Assembling the parts:

  1. Go to a hobby shop and buy thin walled 11/32" or 3/8" outside diameter brass or aluminum tubing. (Judge from the dimension of the threads where the mouthpiece attaches to see what size is right.  I almost always use 3/8" brass - only did 13/32 once.)   If you're afraid you might split the threaded part when you bore it out, you're probably considering too big a bore or are over your head. Make sure you have at least 1/2" more length than you need in your blowstick.
  2. You'll want to use drill bits that increase in size from 1/32 larger than the original bore (typically 5/16) to 1/64" larger than the target outside diameter. You should never remove than 1/32" in each step. I typically use an 11/32, 23/64, 3/8 and then 25/64" bit. Remember - THE BITS MUST BE SHARP.
  3. You'll need
    • non-viscous cyano-acrylate glue,
    • epoxy glue,
    • a hack saw,
    • a power drill, (Note: If you have a metal turning lathe, that's better than the power drill.)
    • suitable size SHARP drill bits (use traditional shaped ones as they are self-centering in the existing bore)
    • 200+ and 400 grit sandpaper. 
    • Ideally, you should have an old mouthpiece that you can sacrifice, too.
    • A tapered reamer is optional.

Making the clamps:

  1. If you have the luxury... Cut off an old mouthpiece just above the threads, and screw this "nut" back onto the blowstick "bolt".  The "nut" becomes the ultimate clamp and you will NOT split the thin, threaded end - as long as your drill bits are sharp.

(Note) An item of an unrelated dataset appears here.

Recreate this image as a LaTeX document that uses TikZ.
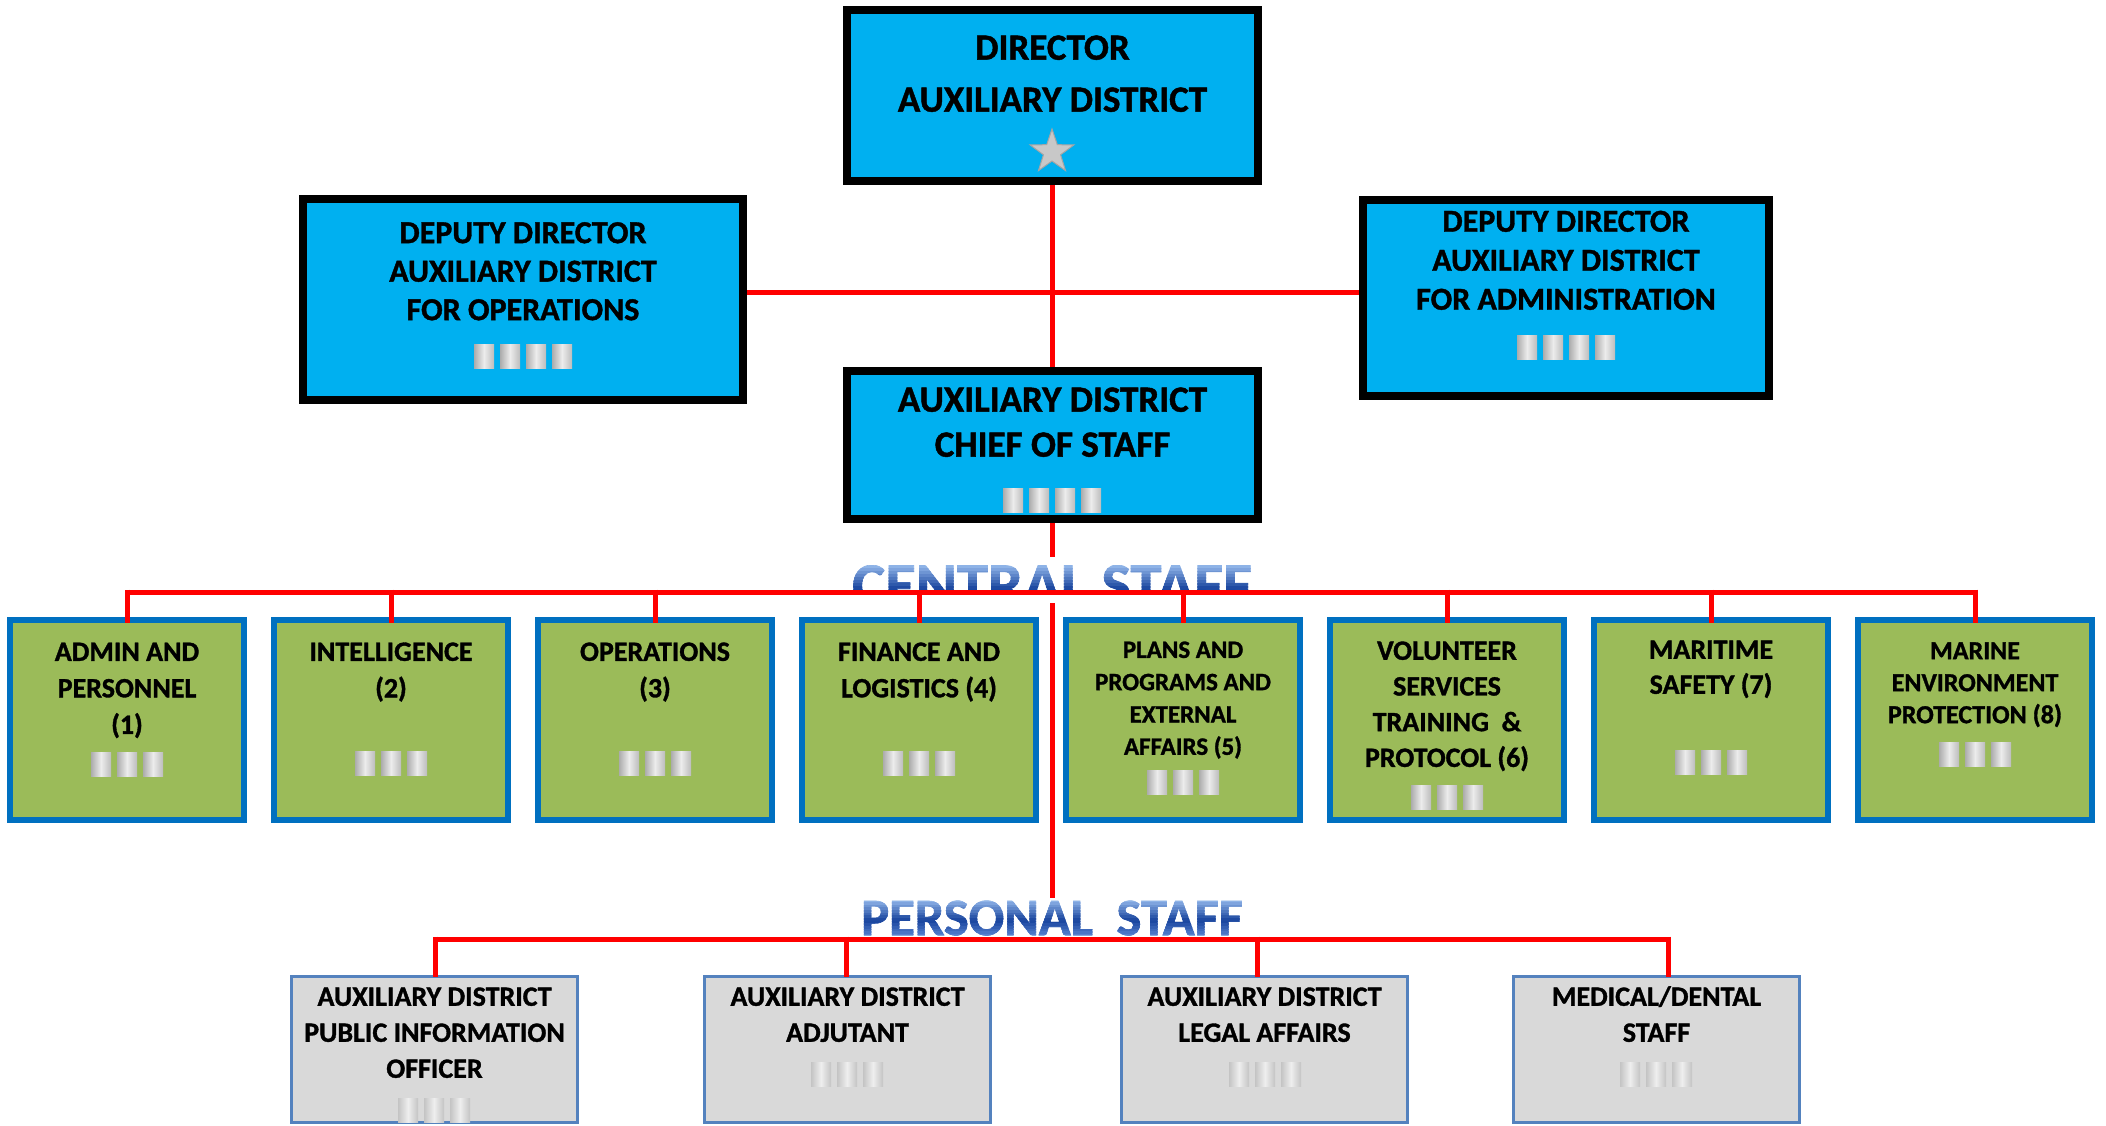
\documentclass[tikz,border=0pt]{standalone}
\usepackage{fontspec}
\setmainfont{Carlito}[BoldFeatures={FakeBold=1.2}]
\usetikzlibrary{shapes.geometric,backgrounds}

\definecolor{cmdcyan}{RGB}{0,176,240}
\definecolor{staffgreen}{RGB}{155,187,89}
\definecolor{staffedge}{RGB}{0,112,192}
\definecolor{persgray}{RGB}{217,217,217}
\definecolor{persedge}{RGB}{84,130,190}
\definecolor{linkred}{RGB}{255,0,0}
\definecolor{starfill}{RGB}{200,200,200}
\definecolor{staredge}{RGB}{165,165,165}
\definecolor{barside}{RGB}{172,172,172}
\definecolor{barside2}{RGB}{188,188,188}
\definecolor{barmid}{RGB}{236,236,236}
\definecolor{fbarside}{RGB}{196,196,196}
\definecolor{fbarmid}{RGB}{238,238,238}
\definecolor{labeltop}{RGB}{150,186,236}
\definecolor{labelmid}{RGB}{22,66,156}
\definecolor{labelbot}{RGB}{92,134,210}

% bold Carlito at a given size / line pitch
\newcommand{\boxfont}[2]{\fontsize{#1}{#2}\selectfont\bfseries}

% row of rank bars: count, centre x, centre y, shading style
\newcommand{\rankbars}[4]{%
  \foreach \barno in {1,...,#1}{%
    \shade[#4] ({#2+(\barno-(#1+1)/2)*26-10},{#3-12}) rectangle ++(20,24);
  }}

% gradient lettering built from horizontal colour bands:
% name, x, baseline y, size, glyph top, glyph bottom, text
\newcommand{\wordart}[7]{%
  \foreach \i in {0,...,13}{%
    \pgfmathsetmacro{\ya}{#5+\i*(#6-#5)/14}%
    \pgfmathsetmacro{\yb}{#5+(\i+1)*(#6-#5)/14+0.8}%
    \pgfmathtruncatemacro{\isupper}{\i<8}%
    \ifnum\isupper=1
      \pgfmathtruncatemacro{\pct}{100*(\i+0.5)/8}%
      \colorlet{bandcol}{labelmid!\pct!labeltop}%
    \else
      \pgfmathtruncatemacro{\pct}{100*(1-(\i-7.5)/6)}%
      \colorlet{bandcol}{labelmid!\pct!labelbot}%
    \fi
    \begin{scope}
      \clip (0,\ya) rectangle (2106,\yb);
      \node[wordart,text=bandcol,font=\boxfont{#4}{#4}] (#1-\i) at (#2,#3) {#7};
    \end{scope}
  }}

\begin{document}
\begin{tikzpicture}[x=1pt,y=-1pt,
  cmdbox/.style={draw=black,line width=8pt,fill=cmdcyan,inner sep=0pt,outer sep=0pt},
  staffbox/.style={draw=staffedge,line width=6pt,fill=staffgreen,minimum width=234pt,minimum height=200pt,inner sep=0pt,outer sep=0pt},
  persbox/.style={draw=persedge,line width=3pt,fill=persgray,minimum width=286pt,minimum height=146pt,inner sep=0pt,outer sep=0pt},
  boxtext/.style={anchor=north,align=center,inner sep=0pt,outer sep=0pt,text=black},
  wordart/.style={anchor=base,inner sep=0pt,outer sep=0pt},
  link/.style={draw=linkred,line width=5pt},
  stub/.style={link,shorten <=-2.5pt,shorten >=-3pt},
  pstub/.style={link,shorten <=-2.5pt},
  cmdbar/.style={left color=barside,right color=barside2,middle color=barmid},
  persbar/.style={left color=fbarside,right color=fbarside,middle color=fbarmid},
]
\useasboundingbox (0,0) rectangle (2106,1126);

% ---------- command boxes ----------
\node[cmdbox,minimum width=411pt,minimum height=171pt] (dir)  at (1052.5,95.5) {};
\node[cmdbox,minimum width=440pt,minimum height=201pt] (dops) at (523,299.5) {};
\node[cmdbox,minimum width=406pt,minimum height=196pt] (dadm) at (1566,298) {};
\node[cmdbox,minimum width=411pt,minimum height=148pt] (cos)  at (1052.5,445) {};

\node[boxtext,font=\boxfont{37}{52}] (dirtext) at (1052.5,23.3) {\strut DIRECTOR\\AUXILIARY DISTRICT};
\node[star,star points=5,star point ratio=2.55,minimum size=46pt,inner sep=0pt,
      fill=starfill,draw=staredge,line width=1pt] (dirstar) at (1052,152) {};

\node[boxtext,font=\boxfont{32}{38.5}] (dopstext) at (523,216.2)
  {\strut DEPUTY DIRECTOR\\AUXILIARY DISTRICT\\FOR OPERATIONS};
\rankbars{4}{523}{356}{cmdbar}

\node[boxtext,font=\boxfont{32}{39}] (dadmtext) at (1566,204.4)
  {\strut DEPUTY DIRECTOR\\AUXILIARY DISTRICT\\FOR ADMINISTRATION};
\rankbars{4}{1566}{347}{cmdbar}

\node[boxtext,font=\boxfont{37}{45}] (costext) at (1052.5,380.2)
  {\strut AUXILIARY DISTRICT\\CHIEF OF STAFF};
\rankbars{4}{1052}{500}{cmdbar}

% ---------- central staff ----------
\node[staffbox] (s1) at (127,720) {};
\node[staffbox] (s2) at (391,720) {};
\node[staffbox] (s3) at (655,720) {};
\node[staffbox] (s4) at (919,720) {};
\node[staffbox] (s5) at (1183,720) {};
\node[staffbox] (s6) at (1447,720) {};
\node[staffbox] (s7) at (1711,720) {};
\node[staffbox] (s8) at (1975,720) {};

\node[boxtext,font=\boxfont{28}{36.5}] (s1text) at (127,635.3) {\strut ADMIN AND\\PERSONNEL\\(1)};
\node[boxtext,font=\boxfont{28}{36.5}] (s2text) at (391,635.3) {\strut INTELLIGENCE\\(2)};
\node[boxtext,font=\boxfont{28}{36.5}] (s3text) at (655,635.3) {\strut OPERATIONS\\(3)};
\node[boxtext,font=\boxfont{28}{36.5}] (s4text) at (919,635.3) {\strut FINANCE AND\\LOGISTICS (4)};
\node[boxtext,font=\boxfont{25}{32.3}] (s5text) at (1183,635.3) {\strut PLANS AND\\PROGRAMS AND\\EXTERNAL\\AFFAIRS (5)};
\node[boxtext,font=\boxfont{28}{35.7}] (s6text) at (1447,634.8) {\strut VOLUNTEER\\SERVICES\\TRAINING\ \ \&\\PROTOCOL (6)};
\node[boxtext,font=\boxfont{28}{35}] (s7text) at (1711,634.3) {\strut MARITIME\\SAFETY (7)};
\node[boxtext,font=\boxfont{26}{32}] (s8text) at (1975,636.8) {\strut MARINE\\ENVIRONMENT\\PROTECTION (8)};

\rankbars{3}{127}{764}{cmdbar}
\rankbars{3}{391}{763}{cmdbar}
\rankbars{3}{655}{763}{cmdbar}
\rankbars{3}{919}{763}{cmdbar}
\rankbars{3}{1183}{782}{cmdbar}
\rankbars{3}{1447}{797}{cmdbar}
\rankbars{3}{1711}{762}{cmdbar}
\rankbars{3}{1975}{754}{cmdbar}

% ---------- personal staff ----------
\node[persbox] (g1) at (434.5,1049.5) {};
\node[persbox] (g2) at (847.5,1049.5) {};
\node[persbox] (g3) at (1264.5,1049.5) {};
\node[persbox] (g4) at (1656.5,1049.5) {};

\node[boxtext,font=\boxfont{28}{36}] (g1text) at (434.5,980.6) {\strut AUXILIARY DISTRICT\\PUBLIC INFORMATION\\OFFICER};
\node[boxtext,font=\boxfont{28}{36}] (g2text) at (847.5,980.6) {\strut AUXILIARY DISTRICT\\ADJUTANT};
\node[boxtext,font=\boxfont{28}{36}] (g3text) at (1264.5,980.6) {\strut AUXILIARY DISTRICT\\LEGAL AFFAIRS};
\node[boxtext,font=\boxfont{28}{36}] (g4text) at (1656.5,980.6) {\strut MEDICAL/DENTAL\\STAFF};

\rankbars{3}{434}{1110}{persbar}
\rankbars{3}{847}{1074.5}{persbar}
\rankbars{3}{1265}{1074}{persbar}
\rankbars{3}{1656}{1074}{persbar}

% ---------- connector levels ----------
\coordinate (ylineD) at (0,292);
\coordinate (ylineC) at (0,592);
\coordinate (ylineP) at (0,939);
\coordinate (pj) at (cos.south |- ylineP);
\coordinate (p1) at (435,939);
\coordinate (p2) at (846,939);
\coordinate (p3) at (1257,939);
\coordinate (p4) at (1668,939);

% trunk lines sit behind boxes and captions
\begin{scope}[on background layer]
  \fill[white] (0,0) rectangle (2106,1126);
  \draw[link] (dir.south) -- (cos.north);
  \draw[link] (dops.east |- ylineD) -- (dadm.west |- ylineD);
  \draw[link] (cos.south) -- (pj);
\end{scope}

% ---------- section captions ----------
\fill[white] (850,557) rectangle (1254,603);
\begin{scope}
  \clip (0,0) rectangle (2106,592);
  \wordart{central}{1052}{606}{62.5}{565}{608}{CENTRAL STAFF}
\end{scope}

\fill[white] (860,898) rectangle (1244,941);
\wordart{personal}{1052}{935}{52.5}{900}{937}{PERSONAL\ \ STAFF}

% ---------- staff connectors ----------
\draw[link] (s1.north |- ylineC) -- (s8.north |- ylineC);
\foreach \n in {1,...,8} \draw[stub] (s\n.north |- ylineC) -- (s\n.north);

\draw[link] (p1) -- (p4);
\foreach \n in {1,...,4} \draw[pstub] (p\n) -- (p\n |- g\n.north);

\end{tikzpicture}
\end{document}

    otherwise,... Wrap the blowstick tightly with black waxed hemp over its entire length and use special attention near the ends.  Use several layers of hemp in rings along the body and make it tight. 

    This makeshift set of clamps is what you will rely upon to keep the wood from splitting.

Bore it out:

  1. Bore out the blowstick with a drill bit and drill.  If you have intermediate size drill bits, use them as that will aid alignment and reduce stress on the wood so that it won't be as likely to split.  Be careful that you don't wrench your wrists doing this operation.  If the wood gets warm or theirs a lot of torque on your wrists, your drill bits aren't sharp.

    A rubber jawed vice will work - especially with the black waxed hemp.  You'll probably have to bore from both ends unless you have a machine shop set-up in your basement!  If the holes don't meet in middle, you're going to need some help or will need to use the next smaller size tubing!  Help can come in the form of a dowel with a piece of sandpaper spiraled around it to smooth out the middle where the two boring jobs met. Chuck this into a drill and smooth it out until you can force the tubing through.)  (Note:  I like to gently use a reamer on each end so that there is a small space between the wood and tubing.  This helps hold the finish layer of epoxy and makes a nice-looking, water-tight finish.

Glue the metal tubing in place:

  1. Once you've got the tubing in the blowstick, leave at least 1/4" sticking out of both ends.  Apply the cyano-acrylate glue to the outside of the tubing where it meets the wood.  It should wick its way down the between the wood and tubing resulting in a good bond.
  2. Now mix up some epoxy glue, smear it around the outside of the tubing where it meets the wood.  Try to "stuff it" down the crack between the tubing and the wood to make a good tight seal. Leave some excess glue, as we'll smooth it down later.  If you've had a "Little Mac" in the bottom, you'll need to add quite a bit and may need to do two applications to build it up enough so that we can make it good and smooth.

Finish off the ends:

  1. Once this is dry (give it a full day!), cut off the excess tubing near the original wood with the hack saw.  Then place the 200+ grit sandpaper on a flat surface (like glass) and, with the blowstick perpendicular to that surface, sand away the brass and epoxy almost down to the original wood.  Finish up with the 400 grit sandpaper and you should have a mirror finish on both ends.
  2. Now put in one of those $3 brass and rubber flappers and you're back in shape.

If your blowstick cracked all the way through, you'll need to deal with the cracks in the outside as well. (See How do I fix a crack?)